The kernels inside these roasted apricot pits (about a pint, $3.99) were accessible, but just barely. I needed more leverage than a half-pit could provide, as you might guess from the photo below; the fold-out file from my metal nail clippers did the trick.
Some say this is for the best. Apricot pits, like those of almonds, contain a precursor to hydrogen cyanide (also called prussic acid). Professional literature offers admonitions that one shouldn't eat too many shurdanak too quickly, and, indeed, when they're sold in unpitted form one can't. The Oxford Companion to Food offers additional reassurance, stating that the prussic acid is "destroyed" by the roasting process. The flavor of the kernels, should you make it so far, is similar to that of almonds, and sometimes strong to the point of bitterness.

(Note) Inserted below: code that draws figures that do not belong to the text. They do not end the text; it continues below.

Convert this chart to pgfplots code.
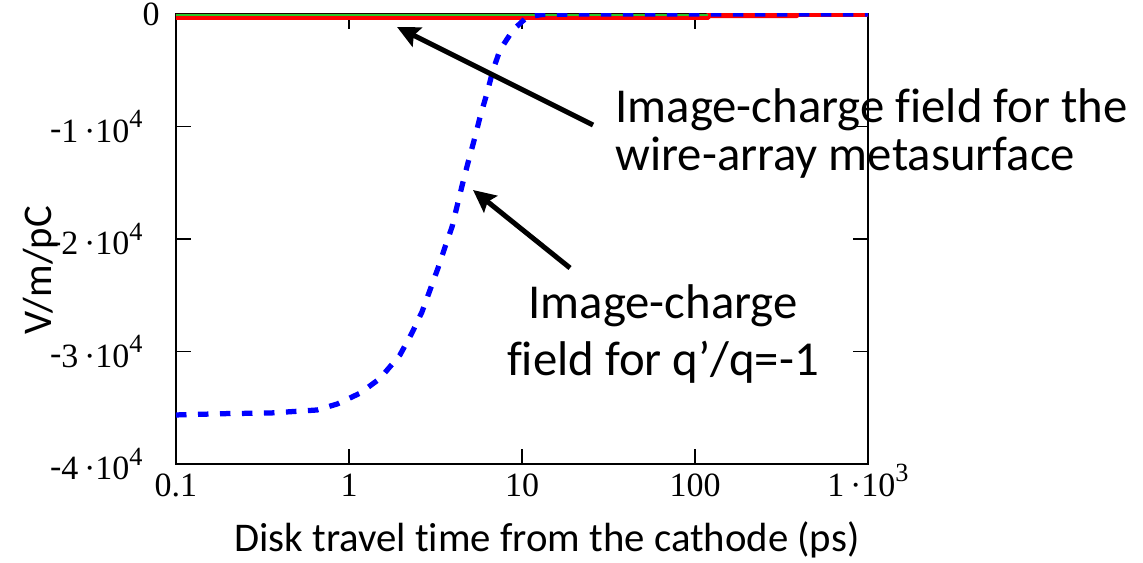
\documentclass[border=0pt]{standalone}
\usepackage{fontspec}
\setmainfont{Carlito}[Ligatures=NoCommon]
\newfontfamily\tickfont{Liberation Serif}
\usepackage{pgfplots}
\pgfplotsset{compat=1.18}
\usetikzlibrary{arrows.meta}

\definecolor{imgblue}{RGB}{0,0,255}
\definecolor{wirered}{RGB}{255,0,0}
\definecolor{refgreen}{RGB}{40,200,40}

% Mathcad-like tick labels: m·10^e
\newcommand{\tsup}[1]{\raisebox{0.42em}{\fontsize{10.5}{10.5}\selectfont #1}}
\newcommand{\tneg}{\raisebox{0.07em}{-}}

\begin{document}
\begin{tikzpicture}
% fixed page: 1143 x 562 px at 0.4pt per px, axis box at origin
\useasboundingbox (-70.4pt,-39.2pt) rectangle (386.8pt,185.6pt);
\begin{axis}[
    scale only axis, width=276.8pt, height=180pt,
    xmode=log, xmin=0.1, xmax=1000,
    ymin=-40000, ymax=0,
    xtick={0.1,1,10,100,1000},
    xticklabels={0.1,1,10,100,1\,·10\tsup{3}},
    ytick={-40000,-30000,-20000,-10000,0},
    yticklabels={\tneg4\,·10\tsup{4},\tneg3\,·10\tsup{4},\tneg2\,·10\tsup{4},\tneg1\,·10\tsup{4},0\kern-8pt},
    scaled y ticks=false,
    tick label style={font=\tickfont\fontsize{13.6}{15}\selectfont},
    xticklabel style={anchor=base, inner sep=0pt, yshift=-12.8pt},
    yticklabel style={anchor=east, inner sep=0pt, xshift=-13.2pt},
    tick align=inside, major tick length=6pt, minor tick length=0pt,
    every tick/.style={black, line width=0.6pt},
    axis line style={line width=0.8pt},
    xlabel={Disk travel time from the cathode (ps)},
    xlabel style={at={(axis description cs:0.536,0)}, anchor=base, yshift=-34.8pt,
                  font=\fontsize{16.3}{19}\selectfont},
    ylabel={V/m/pC},
    ylabel style={at={(axis description cs:-0.1792,0.431)}, anchor=base,
                  font=\fontsize{16.3}{19}\selectfont},
    clip mode=individual,
]
    % wire-array metasurface (nearly zero)
    \addplot[wirered, line width=2.4pt] coordinates {
        (0.1,-250) (118,-250) (121,-90) (385,-90) (395,0) (1000,0)
    };
    \addplot[refgreen, line width=0.7pt] coordinates {
        (0.1,-60) (119,-60)
    };
    % q'/q = -1
    \addplot[imgblue, line width=2.1pt, dash pattern=on 4.2pt off 4.6pt] coordinates {
        (0.1,-35640) (0.197,-35520) (0.349,-35470) (0.653,-35200) (0.853,-34670)
        (1.16,-33700) (1.51,-32400) (1.97,-30310) (2.31,-28360) (2.64,-26490)
        (2.94,-24530) (3.27,-22580) (3.59,-20710) (3.94,-18930) (4.27,-16710)
        (4.56,-14930) (4.87,-13240) (5.35,-10930) (5.72,-9160) (6.28,-7020)
        (6.80,-4980) (7.46,-3200) (8.87,-1420) (10.7,-270) (13,-50) (20,0)
        (100,0) (1000,0)
    };
    \draw[line width=2pt, -{Stealth[length=9pt, width=8.5pt, inset=1.5pt]}]
        (rel axis cs:0.6026,0.7533) -- (rel axis cs:0.3194,0.9711);
    \draw[line width=2pt, -{Stealth[length=9pt, width=8.5pt, inset=1.5pt]}]
        (rel axis cs:0.5694,0.4356) -- (rel axis cs:0.4292,0.6089);
    \begin{scope}[every node/.style={font=\fontsize{19.5}{20}\selectfont, inner sep=0pt}]
    \node[anchor=base west] at (rel axis cs:0.6344,0.76) {Image-charge field for the};
    \node[anchor=base west] at (rel axis cs:0.6344,0.6533) {wire-array metasurface};
    \node[anchor=base] at (rel axis cs:0.7038,0.3244) {Image-charge};
    \node[anchor=base] at (rel axis cs:0.7038,0.1956) {field for q’/q=-1};
    \end{scope}
\end{axis}
\end{tikzpicture}
\end{document}
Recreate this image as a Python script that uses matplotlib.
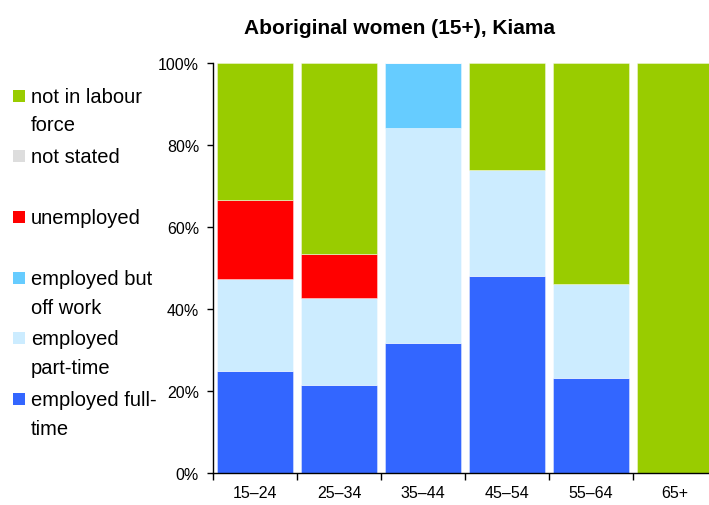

Previously: Dried aluche (about $5 per pound) are a sort of sour plum, for flavoring stews and other long-cooked dishes. (Mind the pits.) The bin identified their origin as Samarkand; might they also be used in the manufacture of tkemali sauce? The counterman, whose first home was the Middle East and not Central Asia, couldn't say.
Among its other virtues, this tidy and well-stocked shop carries noklod chi and many other sweets from Tabrizi Bakery of Watertown, Massachusetts, delivered each week. Thursday, I think.